Del cine español solo había dos representantes, ambos atípicos. El primero, una pesadilla sobre el mundo de la brujería en el interior del País Vasco en el siglo XVII. El segundo, un documento desolador filmado en el sur de EEUU en torno a la dificultad de aplicar la justicia cuando lo que está en juego es el futuro de menores de edad y se pelea con emociones y deseos. Es evidente que Akelarre no vuela, como sus protagonistas, y se pierde en el fondo del acantilado que intentaba sobrevolar pero, sin embargo, el filme de Méndez, Sala del juzgado 3H, tan sólido en su enunciado como austero y escaso en sus recursos cinematográficos, logra el objetivo de subrayar la amargura de llegar al veredicto justo, aunque no pueda ocultar la humildad de la empresa y el corto alcance de sus medios.

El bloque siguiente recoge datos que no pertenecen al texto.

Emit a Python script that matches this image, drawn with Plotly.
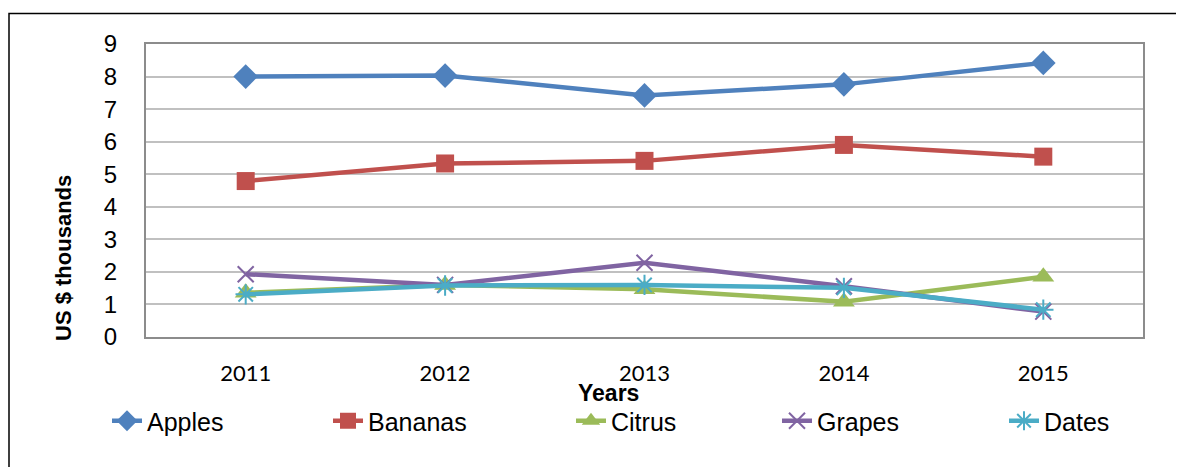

Entre lo que se destaca como obra premiable, el filme de Julien Temple, ese monumento antológico y vibrante a Shane MacGowan, y la inteligente y compleja humorada de Thomas Vinterberg, Druk (Another Round), presentan poderosas razones por más que, como el resto de las películas de esta edición, todo se revista con el disfraz de lo singular y lo desacostumbrado.
Por eso mismo, en un panorama tan radical, la aparición de Dea Kulumbegashvili con Beginnig se perfila como una “propuesta” que no puede irse sin algún reconocimiento. El peso o la jerarquía del galardón dependerán de la osadía y riesgo que quiera asumir el jurado.
Un jurado que este año lo tiene más fácil que nunca porque sabe que puede optar por muchos títulos y en todos y cada uno de ellos, hay razones y argumentos más que suficientes. Por ejemplo, el filme de Ozon, no es el mejor de su historia, pero Ozon nunca filma en vano. O lo mismo acontece con la irrupción de otra rareza nipona Any Crybabies Around? , de Takuma Sato; filme extremo al que la sombra de Beginning podría dejarle sin sitio. No es esperable que el jurado se extreme de manera tan radical, aunque un vistazo a sus integrantes daría para sospecharlo.
Películas premiables por unos u otros méritos serían Nosotros nunca moriremos, de Eduardo Crespo, solvente, ejemplar y riguroso viaje para descubrir el final de un hijo, y Supernova, cine clásico con interpretaciones que se gustan porque rozan lo extraordinario.
Desconcertantemente irregular, a veces de sutileza extrema, a veces, con tropiezos de estética de anuncio, aparece la película de Naomi Kawase, True Mothers. Defendible en sus excesos también aparece la obra del lituano Bartas y con los mismos argumentos de impostura, pero en clave china, Wuhai también tendría algún resquicio, por ejemplo, por su aportación en la fotografía.
Puestos a alcanzar algún reconocimiento, si Passion Simple, de Danielle Arbid, aparece como un título menor, el hacer de su protagonista, Laetitia Dosch, podría redimirle de su escaso calado. No hay demasiadas interpretaciones de alta presencia y la exhibición permanente de Dosch le brinda razones para recordar su presencia como un buen trabajo.
Lo dicho, el jurado no lo tiene difícil. Porque en un año horrible, la calidad media de la Sección Oficial resulta más que solvente, lo que también compensa el esfuerzo extremo del SSIFF a lo largo de la 68ª edición.